Free bus rides for the kids and cheaper biscuits sound great when the sun is out, but they won't heat your home when July's energy price spike hits.
Chancellor Rachel Reeves just laid out her Great British Summer Savings scheme in the Commons. It's a clear attempt to take the sting out of a brutal cost-of-living squeeze triggered by Donald Trump's war in the Middle East and the closure of the Strait of Hormuz. By cutting import tariffs on over 100 food items and slashing VAT on summer attractions from 20% to 5%, the government wants you to think they've got your back.
But let's look at the actual numbers. The headline policy gives children aged five to 15 free local bus travel across England this August. The government says this will save a family with two kids around £27 over the month. Meanwhile, household energy bills are predicted to surge by £209 a year starting this July. Cornwall Insight projects the Ofgem price cap will jump 13%, climbing from £1,641 to £1,850 for a typical dual-fuel household.
Do the math. Saving less than thirty quid on a bus ride doesn't cover a £209 hike on your utility bill. Reeves' summer savings drive is a sticking plaster on a bullet wound, and it completely ignores the massive energy crisis coming down the track.
The Illusion of Summer Relief
The government is banking on cheap distractions to get through the sunny months. Slashing VAT on theme parks, zoos, soft play, and cinema tickets feels like a win for parents trying to survive the school holidays. Cutting import tariffs on biscuits, chocolate, dried fruit, and nuts to save consumers an estimated £150 million a year sounds helpful at the supermarket checkout.
But these measures are temporary, running from June 25 until September 1. They hide a much grimmer economic reality. The blockade of the Strait of Hormuz has choked off roughly 20% of the world's oil and 25% of liquefied natural gas supplies. That's a massive supply shock. While inflation technically dipped to 2.8% in April due to previous energy cap reductions, it's about to rocket straight back up.
If you look closely at the Treasury's strategy, the Chief Secretary to the Treasury made it obvious that the government isn't going to rush into universal energy handouts. They don't want to repeat the enormously expensive universal support packages of the past. Instead, Reeves is holding her ground, signaling that any targeted winter energy support won't even be finalised until September.
Business Perks Versus Household Pain
To give credit where it's due, the Chancellor did throw some significant bones to specific sectors of the economy. Hauliers get a 12-month road tax holiday, saving up to £912 per lorry. Farmers and rail freight businesses get a one-third cut on red diesel duty until the end of the year. There's even a 10p per mile increase in tax-free mileage rates backdated to April 2026 to help care workers, plumbers, and anyone else driving for a living.

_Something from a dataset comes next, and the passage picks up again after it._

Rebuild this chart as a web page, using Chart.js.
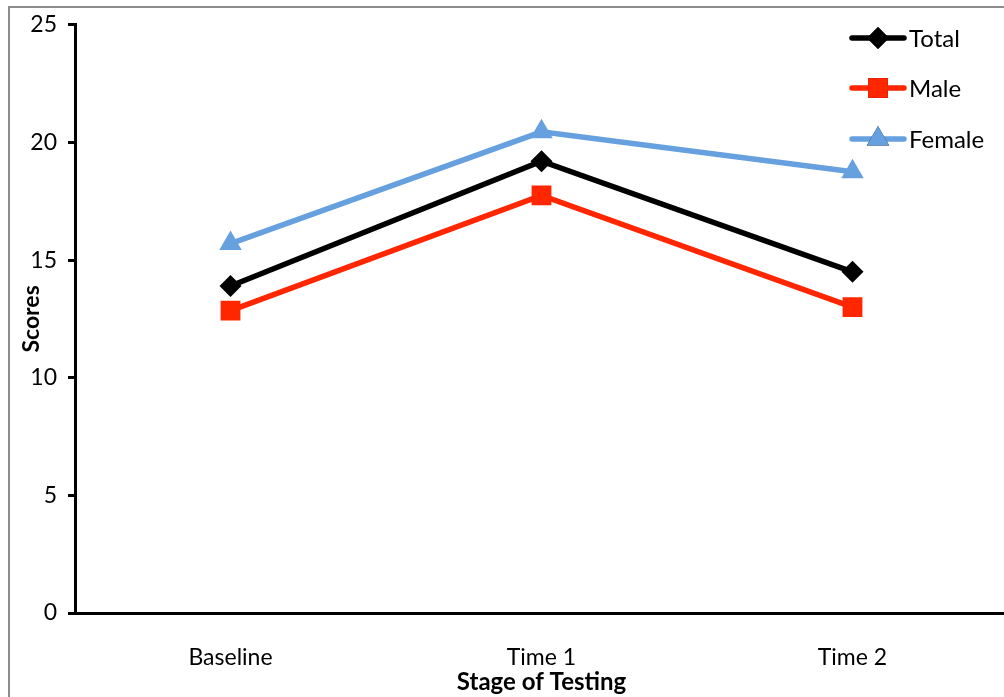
<!DOCTYPE html>
<html><head><meta charset="utf-8">
<script src="https://cdn.jsdelivr.net/npm/chart.js@4/dist/chart.umd.min.js"></script>
<style>
html,body{margin:0;padding:0;background:#fff;overflow:hidden;}
#wrap{position:relative;width:1004px;height:697px;overflow:hidden;}
#frame{position:absolute;left:8px;top:6px;width:1030px;height:700px;border:2px solid #8c8c8c;box-sizing:border-box;}
canvas{position:absolute;left:0;top:0;}
</style>
</head><body>
<div id="wrap"><div id="frame"></div><canvas id="c" width="1022" height="697"></canvas></div>
<script>
const categories = ['Baseline', 'Time 1', 'Time 2'];
const totalScores = [13.9, 19.2, 14.5];
const maleScores = [12.85, 17.75, 13.0];
const femaleScores = [15.7, 20.45, 18.75];
const yTicks = [0, 5, 10, 15, 20, 25];

const FONT = 'Lato, "Open Sans", sans-serif';

const legendPlugin = {
  id: 'customLegend',
  afterDraw(chart) {
    const ctx = chart.ctx;
    const ys = [38, 88, 139];
    chart.data.datasets.forEach((ds, i) => {
      const y = ys[i];
      ctx.save();
      ctx.strokeStyle = ds.borderColor;
      ctx.lineWidth = ds.borderWidth;
      ctx.lineCap = 'round';
      ctx.beginPath();
      ctx.moveTo(852, y);
      ctx.lineTo(904, y);
      ctx.stroke();
      Chart.helpers.drawPoint(ctx, {
        pointStyle: ds.pointStyle,
        radius: ds.pointRadius,
        borderWidth: 0
      }, 878, y);
      ctx.fillStyle = ds.pointBackgroundColor;
      ctx.fill();
      ctx.fillStyle = '#000';
      ctx.font = '24px ' + FONT;
      ctx.textBaseline = 'middle';
      ctx.textAlign = 'left';
      ctx.fillText(ds.label, 909, y + 1);
      ctx.restore();
    });
  }
};

new Chart(document.getElementById('c'), {
  type: 'line',
  data: {
    labels: categories,
    datasets: [
      { label: 'Total', data: totalScores, borderColor: '#000000', backgroundColor: '#000000',
        pointBackgroundColor: '#000000', pointBorderWidth: 0, borderWidth: 5.5, pointStyle: 'rectRot', pointRadius: 11 },
      { label: 'Male', data: maleScores, borderColor: '#FF2600', backgroundColor: '#FF2600',
        pointBackgroundColor: '#FF2600', pointBorderWidth: 0, borderWidth: 5.5, pointStyle: 'rect', pointRadius: 14 },
      { label: 'Female', data: femaleScores, borderColor: '#66A0DE', backgroundColor: '#66A0DE',
        pointBackgroundColor: '#66A0DE', pointBorderWidth: 0, borderWidth: 5.5, pointStyle: 'triangle', pointRadius: 13 }
    ]
  },
  options: {
    responsive: false,
    animation: false,
    devicePixelRatio: 1,
    layout: { padding: { top: 22, right: 0, left: 0, bottom: 0 } },
    plugins: { legend: { display: false }, tooltip: { enabled: false } },
    elements: { line: { tension: 0 } },
    scales: {
      x: {
        offset: true,
        grid: { display: false, drawTicks: false },
        border: { display: true, color: '#000', width: 3 },
        ticks: { color: '#000', font: { family: FONT, size: 23 }, padding: 31 },
        title: { display: true, text: 'Stage of Testing', color: '#000',
                 font: { family: FONT, size: 24, weight: 'bold' }, padding: { top: 0, bottom: 0 } },
        afterFit(s) { s.height = 84; }
      },
      y: {
        min: 0, max: 25,
        afterBuildTicks(s) { s.ticks = yTicks.map(v => ({ value: v })); },
        grid: { drawOnChartArea: false, drawTicks: true, tickLength: 7, color: '#000', lineWidth: 3 },
        border: { display: true, color: '#000', width: 3 },
        ticks: { color: '#000', font: { family: FONT, size: 23 }, padding: 11 },
        title: { display: true, text: 'Scores', color: '#000',
                 font: { family: FONT, size: 23, weight: 'bold' }, padding: { top: 18, bottom: 0 } },
        afterFit(s) { s.width = 75; }
      }
    }
  },
  plugins: [legendPlugin]
});
</script>
</body></html>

These supply-side interventions are designed to stop businesses from passing soaring fuel costs directly onto you. But these corporate tax breaks do nothing to help a pensioner or a young family looking at their smart meter in July.
The political calculus here is risky. The government is spending £100 million on the August bus scheme and taking a £40 million hit to the Exchequer by suspending food tariffs. They're spending real money on things that look good in a press release while telling households to wait until autumn for actual help with their power bills.
What You Should Do Right Now
Waiting for the government to rescue you in September is a bad strategy. Since universal energy bailouts are officially off the table, you need to take control of your household budget before the July price hike hits.
First, ignore the summer feel-good factor. Use the temporary 5% VAT rate on children's meals and attractions if you must, but bank whatever cash you save. Treat any savings from the August free bus scheme as an emergency energy buffer, not fun money.
Second, get on the phone with your energy provider before July. Ask for a review of your direct debit payments based on the predicted £1,850 cap, rather than waiting for a massive bill shock later in the year. If you're struggling, check if you qualify for targeted hardship funds. Many suppliers offer internal grants that go unpublicised, and getting your name on their radar now is smarter than waiting until the entire country panics in the winter.
The Chancellor claims her economic plan is the right one to protect households from rising costs. It might keep the kids entertained for a few weeks in August, but it won't keep the lights on when the global energy shock really starts to bite.